Но и Марфе Муравьевой посвящали стихи поэты. Даже равнодушный к балету поэт Аполлон Александрович Григорьев (1822–1864), более известный нам как поэт и несколько менее как литературный и театральный критик, отметил:
«Да-с! чуть что не в мышиные жеребчики я записался ради этого светлого явления в мире искусства, все карточки ее различных метаморфоз в „Теолинде“ имею, биноклем даже думаю обзавестись, потому что непристойно же занимать вечно у приятелей сие театральное орудие…»
Редактор-издатель «Петербургской газеты» Сергей Николаевич Худеков (1837–1928), драматург, беллетрист и историк балета, вспоминал:
«Насколько велик был антагонизм между „муравьистами“ и „петипастами“, можно судить еще по следующему случаю, вызывающему всеобщую улыбку; балетоманы же относились к этому совершенно серьезно. На Александринском театре большим успехом пользовался водевиль „Девять невест и ни одного жениха“. Переводчик этого водевиля вставил в него бившие на современность куплеты, где, между прочим, поется:
Муравьева, Петипа
Не пропляшут это па!
Поклонники М. С. Петипа обиделись тем, что имя Муравьевой стояло впереди, а Петипа была на втором плане; они убедительно просили исполнителя, чтобы он пел так:
Петипа и Муравьева
Не пропляшут па такого.
Таким образом, куплет из Александринской сцены пелся в двух вариантах. И „петипасты“, и „муравьисты“ были довольны».
Соперничество в основном проходило без каких-то особенных эксцессов. Но однажды случилось так, что не обошлось без интриг. Это случилось после парижских гастролей Марии Сергеевны Суровщиковой-Петипа, которые с блеском прошли в 1861 и 1862 годах.
Фотопортрет М. С. Суровщиковой-Петипа
Мария Суровщикова ожидала нового, выгодного для нее приглашения. Ей было обещано жалованье ежемесячное в шесть тысяч франков.
Но директор парижской оперы Эмиль Перрин прислал приглашение не ей, а Марфе Муравьевой.
Английский историк балета Айвор Гест, один из наиболее авторитетных современных балетоведов, так рассказал об этой истории:
«Граф Борх, в то время находящийся на стороне Марии Петипа, старался склонить Муравьеву к отказу от принятого ею предложения. Даже посол Франции в Петербурге был втянут в эту интригу.
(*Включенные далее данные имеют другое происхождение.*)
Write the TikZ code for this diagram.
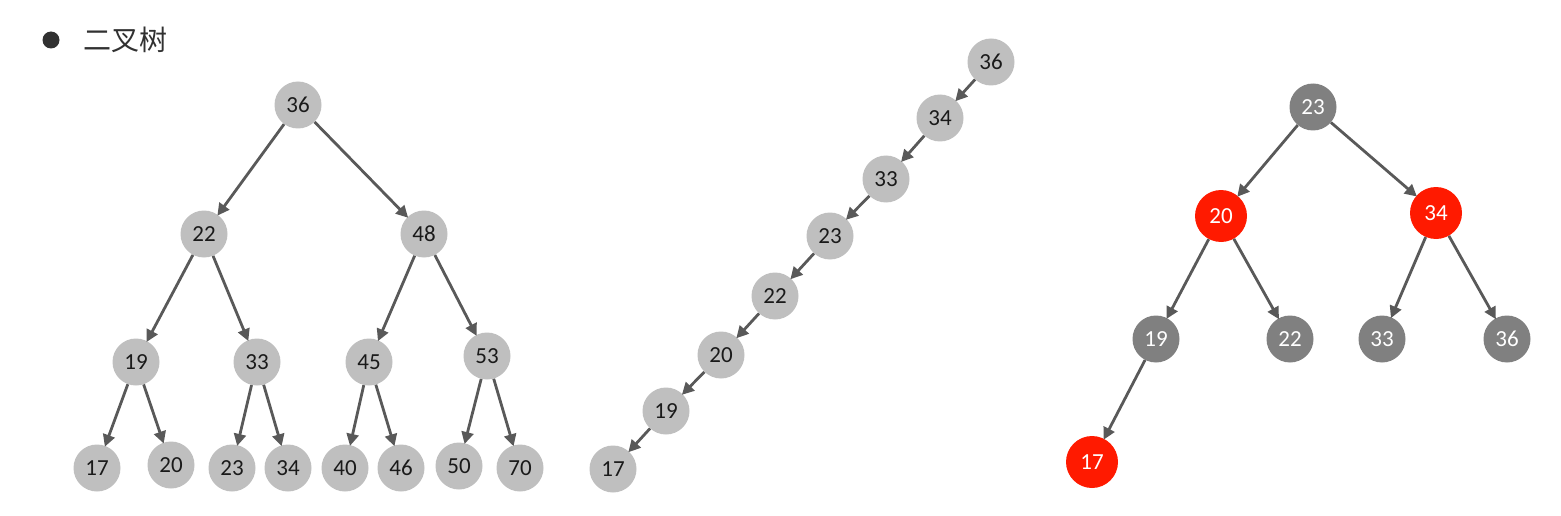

Его склонили к тому, чтобы дать телеграмму в Париж, в которой он советовал повременить с Муравьевой и начать переговоры с Марией Петипа. В конце концов, когда стало ясно, что Перрин был заинтересован в Муравьевой лично (конечно, не столько директор оперы, сколько Сен-Леон, сопровождавший свою любимицу в Париж), интрига потерпела крах. Муравьева получила отпуск в начале марта и шестимесячный контракт с оговоренным жалованьем в 2632 франка ежемесячно, составленный и подписанный». Лето 1863 года принесло победу: парижская критика признала Марфу Николаевну, «северную виллису», первой танцовщицей Европы. Кульминация великолепного состязания влиятельных партий пришлась на разгар сезона 1864/65 года и достигла апогея в противостоянии двух премьер. 3 декабря Сен-Леон представил волшебный балет в четырех действиях и девяти картинах «Конек-горбунок, или Царь-девица» с разнообразно интерпретированными русскими танцами, призванными показать на императорских подмостках «русский мир». А 31 января Суровщикова в свой бенефис блистательно исполнила номер «Мужичок», из-за которого, как писал «чистейшей воды нигилист», критик и поэт Виктор Буренин, «тысяча патриотических сердец билась столь громко, что… заглушала оркестр». Хореографической миниатюрой в духе трепака Мария Сергеевна «наэлектризовала» публику и «перещеголяла» фундаментальную постановку Сен-Леона. Вот так были явлены русский элемент, прививаемый классике Сен-Леоном и Муравьевой, и русский элемент, высвобождаемый из классики супругами Петипа.